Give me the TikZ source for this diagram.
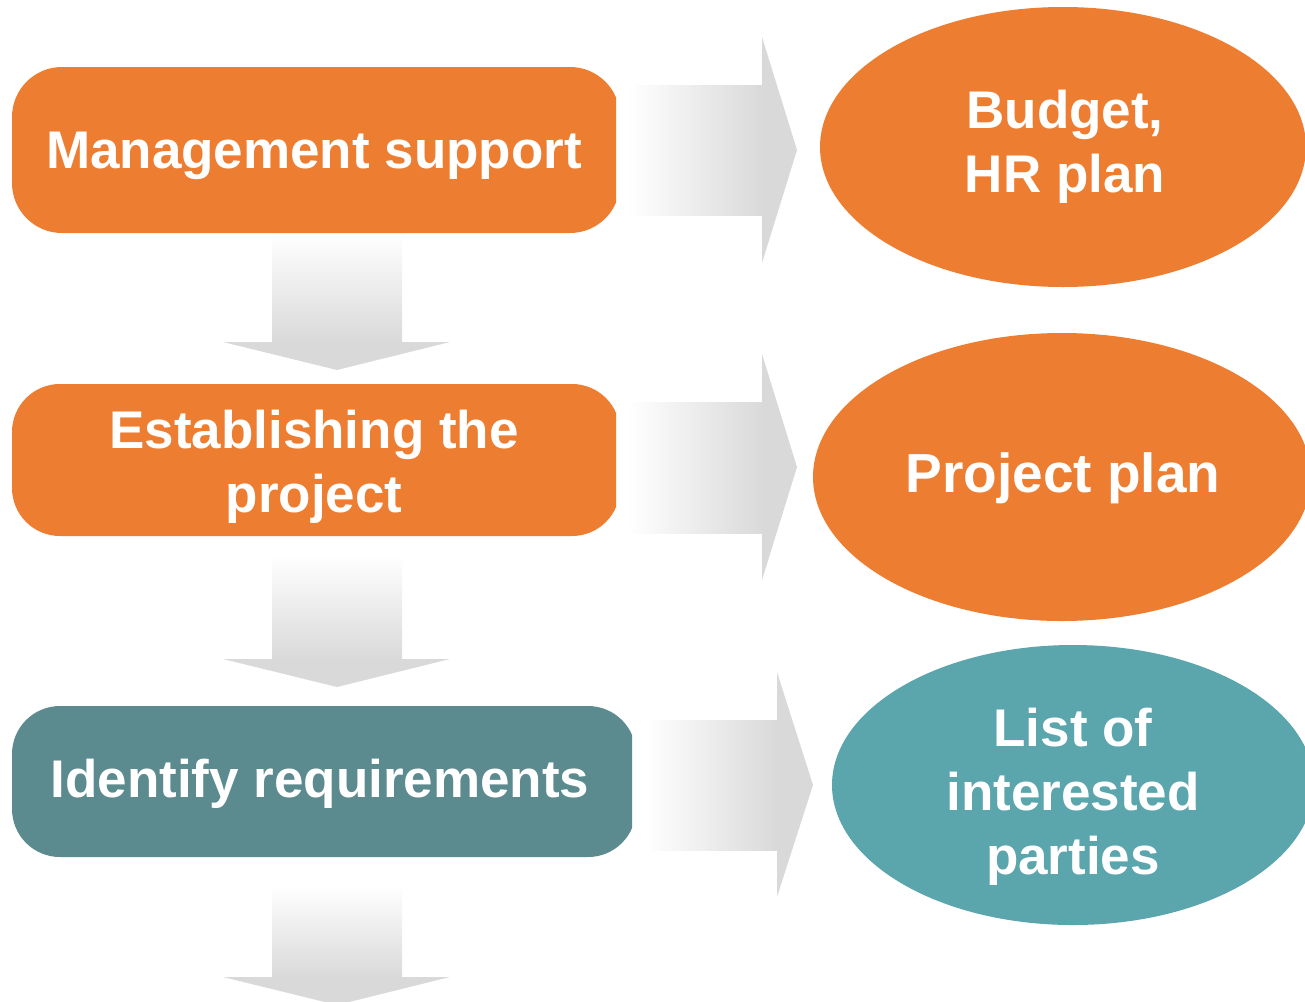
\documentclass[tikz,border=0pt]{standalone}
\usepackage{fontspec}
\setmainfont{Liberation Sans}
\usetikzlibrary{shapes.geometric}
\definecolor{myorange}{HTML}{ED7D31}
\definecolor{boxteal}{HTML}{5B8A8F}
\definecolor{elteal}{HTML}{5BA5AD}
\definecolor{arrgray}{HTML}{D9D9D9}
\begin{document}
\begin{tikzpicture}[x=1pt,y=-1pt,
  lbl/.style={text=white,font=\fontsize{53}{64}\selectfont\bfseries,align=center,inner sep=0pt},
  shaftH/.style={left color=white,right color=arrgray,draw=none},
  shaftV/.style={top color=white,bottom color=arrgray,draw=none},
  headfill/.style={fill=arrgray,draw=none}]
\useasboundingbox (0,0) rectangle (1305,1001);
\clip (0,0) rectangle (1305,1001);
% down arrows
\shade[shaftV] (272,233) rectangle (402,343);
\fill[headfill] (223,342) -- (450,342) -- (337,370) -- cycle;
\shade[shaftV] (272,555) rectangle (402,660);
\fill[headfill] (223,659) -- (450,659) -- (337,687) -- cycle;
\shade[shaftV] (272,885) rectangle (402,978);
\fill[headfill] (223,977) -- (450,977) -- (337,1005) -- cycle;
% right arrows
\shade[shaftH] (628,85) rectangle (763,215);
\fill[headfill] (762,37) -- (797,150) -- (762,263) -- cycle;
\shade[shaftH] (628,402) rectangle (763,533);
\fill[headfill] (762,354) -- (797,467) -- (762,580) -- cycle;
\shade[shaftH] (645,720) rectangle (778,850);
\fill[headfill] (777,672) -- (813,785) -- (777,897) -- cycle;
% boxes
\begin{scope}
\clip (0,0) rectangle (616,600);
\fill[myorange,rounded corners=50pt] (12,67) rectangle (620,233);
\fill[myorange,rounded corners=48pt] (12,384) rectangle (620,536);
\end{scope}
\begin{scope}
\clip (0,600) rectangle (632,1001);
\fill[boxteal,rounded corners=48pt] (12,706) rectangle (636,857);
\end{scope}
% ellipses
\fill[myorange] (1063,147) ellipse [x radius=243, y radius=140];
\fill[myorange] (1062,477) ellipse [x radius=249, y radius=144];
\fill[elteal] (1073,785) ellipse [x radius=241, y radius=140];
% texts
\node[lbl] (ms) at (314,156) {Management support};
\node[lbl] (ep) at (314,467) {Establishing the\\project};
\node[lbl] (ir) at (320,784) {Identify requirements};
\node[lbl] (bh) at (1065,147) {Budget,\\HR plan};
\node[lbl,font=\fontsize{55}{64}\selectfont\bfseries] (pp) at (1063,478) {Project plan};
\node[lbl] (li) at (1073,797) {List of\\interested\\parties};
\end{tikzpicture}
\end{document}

*-*-*

Task to carry out
Print the full listing exactly, dropping the pictures.

Finished task
Give me the TikZ source for this diagram.
\documentclass[tikz,border=0pt]{standalone}
\usepackage{fontspec}
\setmainfont{Liberation Sans}
\usetikzlibrary{shapes.geometric}
\definecolor{myorange}{HTML}{ED7D31}
\definecolor{boxteal}{HTML}{5B8A8F}
\definecolor{elteal}{HTML}{5BA5AD}
\definecolor{arrgray}{HTML}{D9D9D9}
\begin{document}
\begin{tikzpicture}[x=1pt,y=-1pt,
  lbl/.style={text=white,font=\fontsize{53}{64}\selectfont\bfseries,align=center,inner sep=0pt},
  shaftH/.style={left color=white,right color=arrgray,draw=none},
  shaftV/.style={top color=white,bottom color=arrgray,draw=none},
  headfill/.style={fill=arrgray,draw=none}]
\useasboundingbox (0,0) rectangle (1305,1001);
\clip (0,0) rectangle (1305,1001);
% down arrows
\shade[shaftV] (272,233) rectangle (402,343);
\fill[headfill] (223,342) -- (450,342) -- (337,370) -- cycle;
\shade[shaftV] (272,555) rectangle (402,660);
\fill[headfill] (223,659) -- (450,659) -- (337,687) -- cycle;
\shade[shaftV] (272,885) rectangle (402,978);
\fill[headfill] (223,977) -- (450,977) -- (337,1005) -- cycle;
% right arrows
\shade[shaftH] (628,85) rectangle (763,215);
\fill[headfill] (762,37) -- (797,150) -- (762,263) -- cycle;
\shade[shaftH] (628,402) rectangle (763,533);
\fill[headfill] (762,354) -- (797,467) -- (762,580) -- cycle;
\shade[shaftH] (645,720) rectangle (778,850);
\fill[headfill] (777,672) -- (813,785) -- (777,897) -- cycle;
% boxes
\begin{scope}
\clip (0,0) rectangle (616,600);
\fill[myorange,rounded corners=50pt] (12,67) rectangle (620,233);
\fill[myorange,rounded corners=48pt] (12,384) rectangle (620,536);
\end{scope}
\begin{scope}
\clip (0,600) rectangle (632,1001);
\fill[boxteal,rounded corners=48pt] (12,706) rectangle (636,857);
\end{scope}
% ellipses
\fill[myorange] (1063,147) ellipse [x radius=243, y radius=140];
\fill[myorange] (1062,477) ellipse [x radius=249, y radius=144];
\fill[elteal] (1073,785) ellipse [x radius=241, y radius=140];
% texts
\node[lbl] (ms) at (314,156) {Management support};
\node[lbl] (ep) at (314,467) {Establishing the\\project};
\node[lbl] (ir) at (320,784) {Identify requirements};
\node[lbl] (bh) at (1065,147) {Budget,\\HR plan};
\node[lbl,font=\fontsize{55}{64}\selectfont\bfseries] (pp) at (1063,478) {Project plan};
\node[lbl] (li) at (1073,797) {List of\\interested\\parties};
\end{tikzpicture}
\end{document}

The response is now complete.